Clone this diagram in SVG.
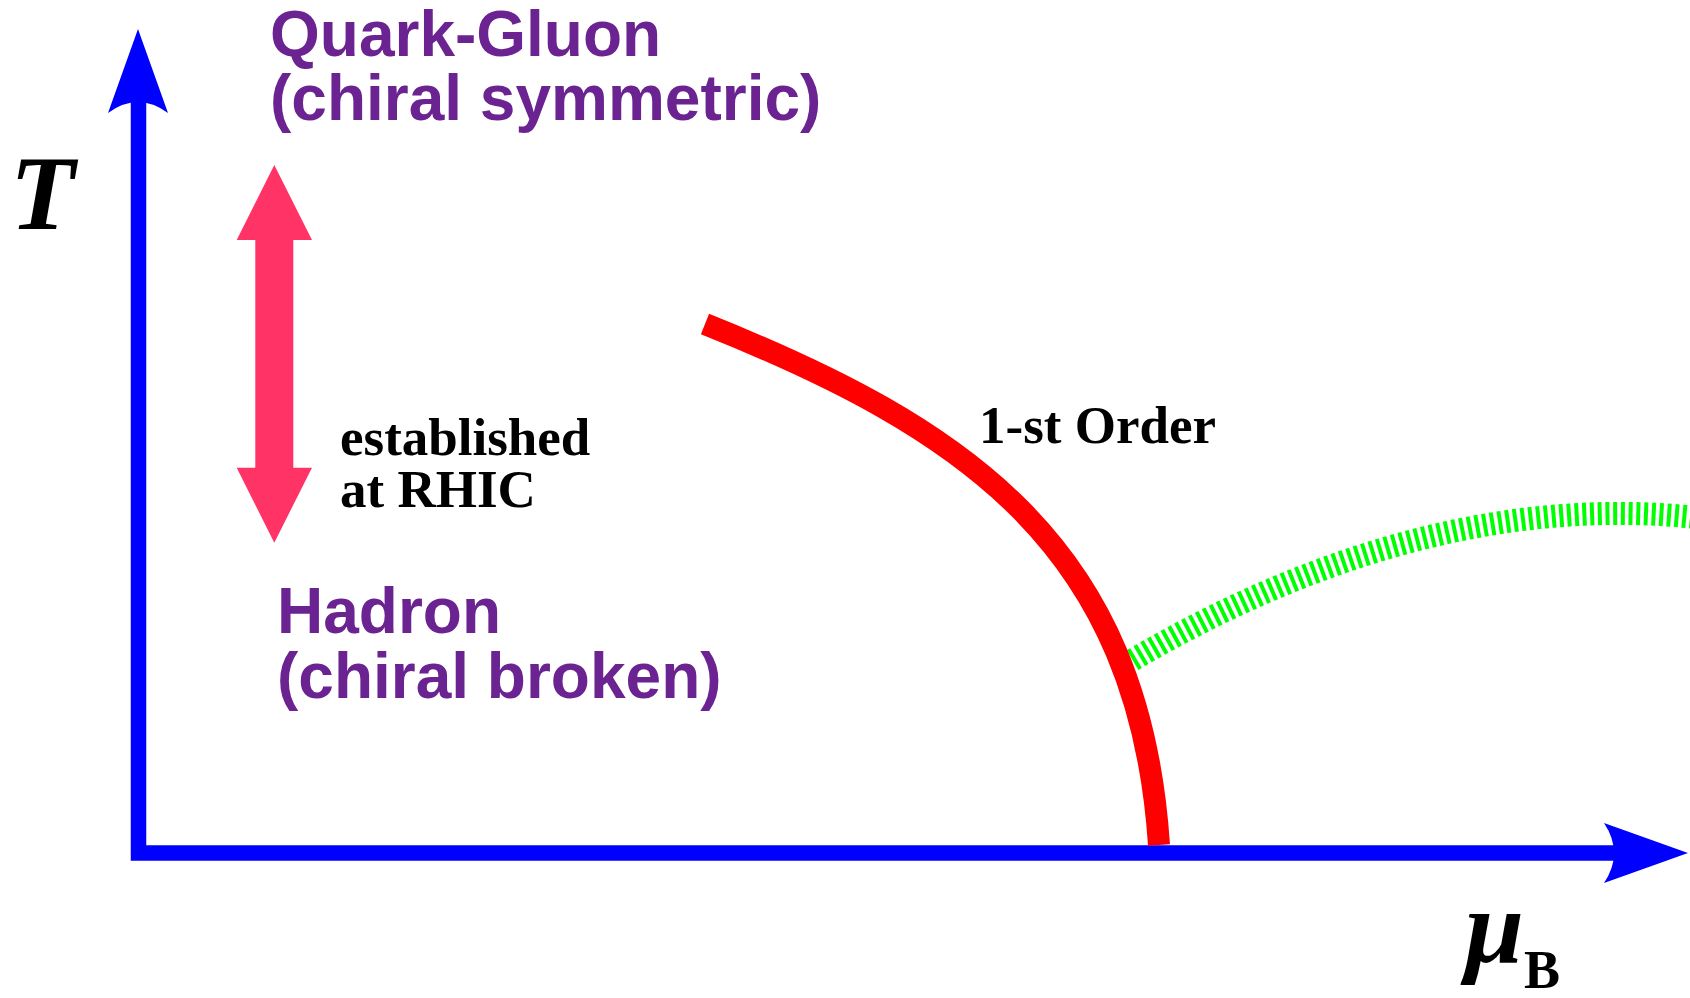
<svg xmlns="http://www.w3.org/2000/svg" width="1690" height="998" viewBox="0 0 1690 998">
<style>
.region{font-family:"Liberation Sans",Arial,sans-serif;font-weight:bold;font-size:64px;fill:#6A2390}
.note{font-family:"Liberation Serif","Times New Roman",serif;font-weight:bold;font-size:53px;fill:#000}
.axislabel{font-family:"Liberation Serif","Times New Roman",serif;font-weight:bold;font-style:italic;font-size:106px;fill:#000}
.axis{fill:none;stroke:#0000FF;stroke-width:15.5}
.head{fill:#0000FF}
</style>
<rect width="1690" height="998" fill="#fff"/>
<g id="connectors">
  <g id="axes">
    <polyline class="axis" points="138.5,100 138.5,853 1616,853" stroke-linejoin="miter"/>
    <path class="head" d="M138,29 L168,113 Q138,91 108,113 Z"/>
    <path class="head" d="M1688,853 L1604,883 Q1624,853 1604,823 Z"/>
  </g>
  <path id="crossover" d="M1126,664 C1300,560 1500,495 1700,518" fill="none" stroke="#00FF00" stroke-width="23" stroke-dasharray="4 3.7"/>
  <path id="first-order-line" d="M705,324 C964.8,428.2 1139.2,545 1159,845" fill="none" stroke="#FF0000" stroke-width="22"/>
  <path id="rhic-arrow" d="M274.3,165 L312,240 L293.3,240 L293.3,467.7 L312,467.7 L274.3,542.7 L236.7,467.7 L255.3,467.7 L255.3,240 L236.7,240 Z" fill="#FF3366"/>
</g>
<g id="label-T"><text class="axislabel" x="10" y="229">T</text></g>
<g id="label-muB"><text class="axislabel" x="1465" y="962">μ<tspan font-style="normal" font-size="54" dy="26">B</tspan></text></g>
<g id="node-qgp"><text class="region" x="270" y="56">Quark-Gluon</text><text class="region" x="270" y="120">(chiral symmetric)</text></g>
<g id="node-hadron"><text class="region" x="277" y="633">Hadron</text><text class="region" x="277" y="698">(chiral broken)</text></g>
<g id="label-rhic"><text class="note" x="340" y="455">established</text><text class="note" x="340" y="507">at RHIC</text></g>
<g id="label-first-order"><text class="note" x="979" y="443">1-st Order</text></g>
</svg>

■ Stated goal
Return the whole listing, word for word, and leave out every picture.

■ Response
Clone this diagram in SVG.
<svg xmlns="http://www.w3.org/2000/svg" width="1690" height="998" viewBox="0 0 1690 998">
<style>
.region{font-family:"Liberation Sans",Arial,sans-serif;font-weight:bold;font-size:64px;fill:#6A2390}
.note{font-family:"Liberation Serif","Times New Roman",serif;font-weight:bold;font-size:53px;fill:#000}
.axislabel{font-family:"Liberation Serif","Times New Roman",serif;font-weight:bold;font-style:italic;font-size:106px;fill:#000}
.axis{fill:none;stroke:#0000FF;stroke-width:15.5}
.head{fill:#0000FF}
</style>
<rect width="1690" height="998" fill="#fff"/>
<g id="connectors">
  <g id="axes">
    <polyline class="axis" points="138.5,100 138.5,853 1616,853" stroke-linejoin="miter"/>
    <path class="head" d="M138,29 L168,113 Q138,91 108,113 Z"/>
    <path class="head" d="M1688,853 L1604,883 Q1624,853 1604,823 Z"/>
  </g>
  <path id="crossover" d="M1126,664 C1300,560 1500,495 1700,518" fill="none" stroke="#00FF00" stroke-width="23" stroke-dasharray="4 3.7"/>
  <path id="first-order-line" d="M705,324 C964.8,428.2 1139.2,545 1159,845" fill="none" stroke="#FF0000" stroke-width="22"/>
  <path id="rhic-arrow" d="M274.3,165 L312,240 L293.3,240 L293.3,467.7 L312,467.7 L274.3,542.7 L236.7,467.7 L255.3,467.7 L255.3,240 L236.7,240 Z" fill="#FF3366"/>
</g>
<g id="label-T"><text class="axislabel" x="10" y="229">T</text></g>
<g id="label-muB"><text class="axislabel" x="1465" y="962">μ<tspan font-style="normal" font-size="54" dy="26">B</tspan></text></g>
<g id="node-qgp"><text class="region" x="270" y="56">Quark-Gluon</text><text class="region" x="270" y="120">(chiral symmetric)</text></g>
<g id="node-hadron"><text class="region" x="277" y="633">Hadron</text><text class="region" x="277" y="698">(chiral broken)</text></g>
<g id="label-rhic"><text class="note" x="340" y="455">established</text><text class="note" x="340" y="507">at RHIC</text></g>
<g id="label-first-order"><text class="note" x="979" y="443">1-st Order</text></g>
</svg>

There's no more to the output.